▶ [Stated exercise]:
Copy from the first line below down to and including the line with "const arc = d3.arc().innerRadius(0).outerRadius(R);". Skip the pictures.

## BEGIN Data for processing

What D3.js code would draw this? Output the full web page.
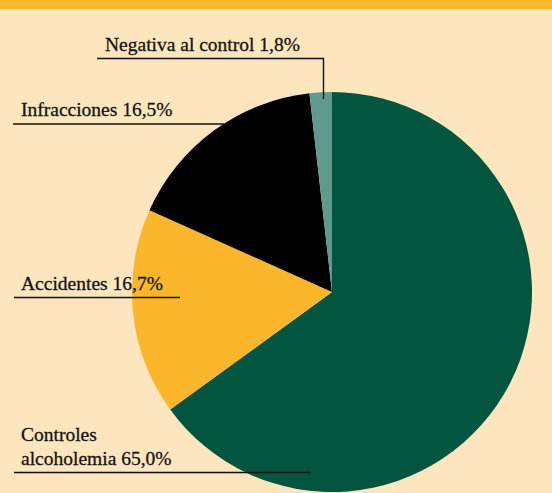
<!DOCTYPE html>
<html>
<head>
<meta charset="utf-8">
<script src="https://cdn.jsdelivr.net/npm/d3@7"></script>
<style>
  html, body { margin: 0; padding: 0; background: #fde5bd; }
  svg { display: block; }
  text { font-family: "Liberation Serif", "Times New Roman", serif; fill: #141414; stroke: #141414; stroke-width: 0.3px; }
</style>
</head>
<body>
<svg id="chart" width="552" height="493"></svg>
<script>
// Distribution of alcohol tests by reason
const categories = ["Controles alcoholemia", "Accidentes", "Infracciones", "Negativa al control"];
const values = [65.0, 16.7, 16.5, 1.8];
const valueLabels = ["65,0%", "16,7%", "16,5%", "1,8%"];
const colors = ["#02563f", "#fcb62c", "#000000", "#5f9a8c"];

const W = 552, H = 493;
const cx = 332, cy = 292, R = 200;

const svg = d3.select("#chart");

svg.append("rect").attr("width", W).attr("height", H).attr("fill", "#fde5bd");
svg.append("rect").attr("width", W).attr("height", 9).attr("fill", "#fcb82c");

const pie = d3.pie().sort(null).value(d => d)(values);
const arc = d3.arc().innerRadius(0).outerRadius(R);

const g = svg.append("g").attr("transform", `translate(${cx},${cy})`);
g.selectAll("path")
  .data(pie)
  .join("path")
  .attr("d", arc)
  .attr("fill", (d, i) => colors[i]);

// Callout layout for each slice: text lines, baseline positions and leader line
const callouts = [
  { lines: ["Controles", "alcoholemia " + valueLabels[0]], x: 21, y: 441, lh: 24,
    path: [[14, 472.5], [311, 472.5]] },
  { lines: ["Accidentes " + valueLabels[1]], x: 21, y: 290, lh: 0,
    path: [[14, 297.5], [180, 297.5]] },
  { lines: ["Infracciones " + valueLabels[2]], x: 21, y: 116, lh: 0,
    path: [[13, 124], [224, 124]] },
  { lines: ["Negativa al control " + valueLabels[3]], x: 105, y: 51, lh: 0,
    path: [[97, 58.5], [323.5, 58.5], [323.5, 99]] }
];

callouts.forEach((c, i) => {
  const labelName = categories[i];
  svg.append("path")
    .attr("d", d3.line()(c.path))
    .attr("fill", "none")
    .attr("stroke", "#111")
    .attr("stroke-width", 1.4);
  const t = svg.append("text")
    .attr("x", c.x)
    .attr("y", c.y)
    .attr("font-size", 19.5)
    .attr("data-name", labelName);
  c.lines.forEach((ln, k) => {
    t.append("tspan").attr("x", c.x).attr("y", c.y + k * c.lh).text(ln);
  });
});
</script>
</body>
</html>
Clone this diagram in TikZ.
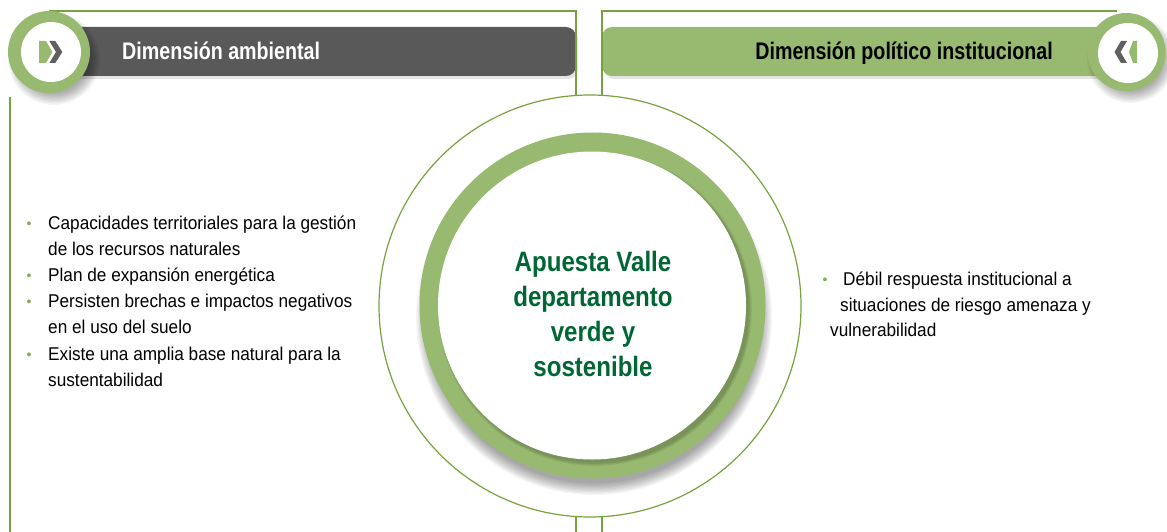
\documentclass[tikz,border=0pt]{standalone}
\usepackage{fontspec}
\setmainfont{Liberation Sans}
\newfontfamily\headfont{Liberation Sans}[FakeStretch=0.82]
\newfontfamily\centerfont{Liberation Sans}[FakeStretch=0.86]
\newfontfamily\bodyfont{Liberation Sans}[FakeStretch=0.93]
\definecolor{framegreen}{RGB}{118,163,62}
\definecolor{ringgreen}{RGB}{152,185,112}
\definecolor{bargray}{RGB}{89,89,89}
\definecolor{textgreen}{RGB}{0,102,51}
\definecolor{bulletgreen}{RGB}{130,172,75}
\definecolor{icongray}{RGB}{96,96,96}
\begin{document}
\begin{tikzpicture}[x=1pt,y=-1pt,
  frame/.style={draw=framegreen,line width=2.4pt},
  bodytext/.style={font=\bodyfont\fontsize{18.5}{22}\selectfont,text=black,inner sep=0pt,anchor=base west},
  bul/.style={font=\fontsize{14}{16}\selectfont,text=bulletgreen,inner sep=0pt,anchor=base},
  headtext/.style={font=\headfont\bfseries\fontsize{24}{28}\selectfont,inner sep=0pt},
  softshade/.style={black,opacity=0.04}
]
\useasboundingbox (0,0) rectangle (1167,532);
\fill[white] (0,0) rectangle (1167,532);

% header bars
\fill[black,opacity=0.10,rounded corners=10pt] (40,29) rectangle (578,79);
\fill[bargray,rounded corners=10pt] (40,27) rectangle (576,76);
\fill[black,opacity=0.10,rounded corners=10pt] (604,29) rectangle (1122,79);
\fill[ringgreen,rounded corners=10pt] (602,27) rectangle (1120,76);

% panel frames
\draw[frame] (10,540) -- (10,97);
\draw[frame] (49,11) -- (576,11) -- (576,540);
\draw[frame] (1117,11) -- (602,11) -- (602,540);

% central circles
\filldraw[fill=white,draw=framegreen,line width=1.2pt] (590,306) circle[radius=211pt];
\foreach \k in {0,...,9} \fill[softshade] (594,317) circle[radius={(178-\k*1.3)*1pt}];
\fill[ringgreen] (592.5,305.5) circle[radius=173pt];
\foreach \k in {0,...,5} \fill[black,opacity=0.035] (595,309) circle[radius={(157-\k*0.6)*1pt}];
\fill[white] (592,305.5) circle[radius=154pt];
\node[font=\centerfont\bfseries\fontsize{28}{35}\selectfont,text=textgreen,align=center,inner sep=0pt] (core) at (593,314) {Apuesta Valle\\departamento\\verde y\\sostenible};

% left icon
\foreach \k in {0,...,8} \fill[softshade] (54,59) circle[radius={(46-\k*1.4)*1pt}];
\fill[ringgreen] (49,52) circle[radius=41pt];
\fill[white] (51,52) circle[radius=30pt];
\fill[ringgreen] (39,41) -- (46,41) -- (52.3,52) -- (46,63) -- (39,63) -- cycle;
\fill[icongray] (49.3,41) -- (55.3,41) -- (62.3,52) -- (55.3,63) -- (49.3,63) -- (56,52) -- cycle;

% right icon
\foreach \k in {0,...,8} \fill[softshade] (1131,59) circle[radius={(44-\k*1.4)*1pt}];
\fill[ringgreen] (1126.5,52) circle[radius=39pt];
\fill[white] (1128,53) circle[radius=30pt];
\fill[icongray] (1127,41) -- (1121,41) -- (1114.5,52) -- (1121,63) -- (1127,63) -- (1120.5,52) -- cycle;
\fill[ringgreen] (1137,41) -- (1133,41) -- (1129,52) -- (1133,63) -- (1137,63) -- cycle;

% headings
\node[headtext,text=white,anchor=base west] (hleft) at (122,60) {Dimensión ambiental};
\node[headtext,text=black,anchor=base east] (hright) at (1053,60) {Dimensión político institucional};

% left list
\node[bul] (b1) at (29,228) {•};
\node[bodytext] (l1) at (48,229) {Capacidades territoriales para la gestión};
\node[bodytext] (l2) at (48,255.2) {de los recursos naturales};
\node[bul] (b2) at (29,280.4) {•};
\node[bodytext] (l3) at (48,281.4) {Plan de expansión energética};
\node[bul] (b3) at (29,306.6) {•};
\node[bodytext] (l4) at (48,307.6) {Persisten brechas e impactos negativos};
\node[bodytext] (l5) at (48,333.8) {en el uso del suelo};
\node[bul] (b4) at (29,359) {•};
\node[bodytext] (l6) at (48,360) {Existe una amplia base natural para la};
\node[bodytext] (l7) at (48,386.2) {sustentabilidad};

% right list
\node[bul] (b5) at (825,284) {•};
\node[bodytext] (r1) at (843,285) {Débil respuesta institucional a};
\node[bodytext] (r2) at (840,311) {situaciones de riesgo amenaza y};
\node[bodytext] (r3) at (830,336) {vulnerabilidad};
\end{tikzpicture}
\end{document}
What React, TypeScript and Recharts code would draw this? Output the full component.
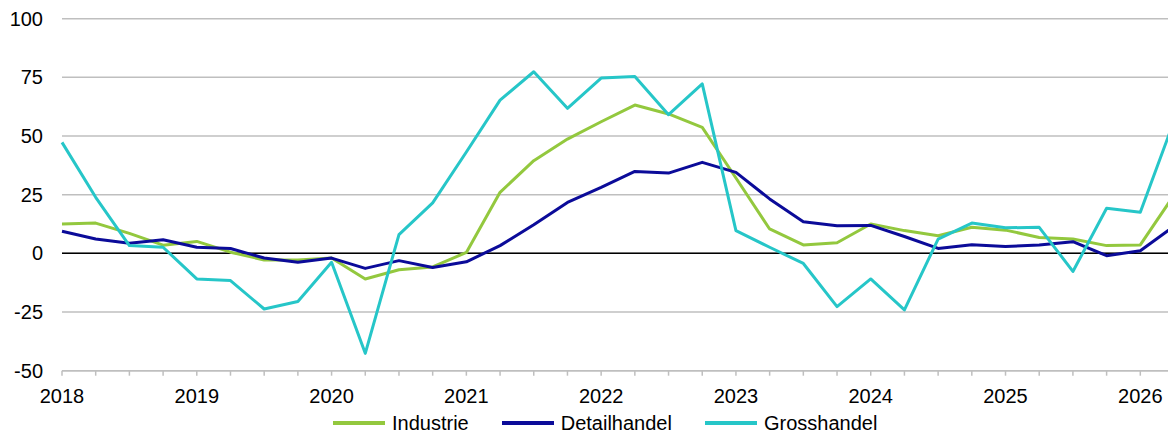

## END Data for processing

▶ [Exercise result]:
What D3.js code would draw this? Output the full web page.
<!DOCTYPE html>
<html>
<head>
<meta charset="utf-8">
<script src="https://cdn.jsdelivr.net/npm/d3@7"></script>
<style>
  html, body { margin: 0; padding: 0; background: #fde5bd; }
  svg { display: block; }
  text { font-family: "Liberation Serif", "Times New Roman", serif; fill: #141414; stroke: #141414; stroke-width: 0.3px; }
</style>
</head>
<body>
<svg id="chart" width="552" height="493"></svg>
<script>
// Distribution of alcohol tests by reason
const categories = ["Controles alcoholemia", "Accidentes", "Infracciones", "Negativa al control"];
const values = [65.0, 16.7, 16.5, 1.8];
const valueLabels = ["65,0%", "16,7%", "16,5%", "1,8%"];
const colors = ["#02563f", "#fcb62c", "#000000", "#5f9a8c"];

const W = 552, H = 493;
const cx = 332, cy = 292, R = 200;

const svg = d3.select("#chart");

svg.append("rect").attr("width", W).attr("height", H).attr("fill", "#fde5bd");
svg.append("rect").attr("width", W).attr("height", 9).attr("fill", "#fcb82c");

const pie = d3.pie().sort(null).value(d => d)(values);
const arc = d3.arc().innerRadius(0).outerRadius(R);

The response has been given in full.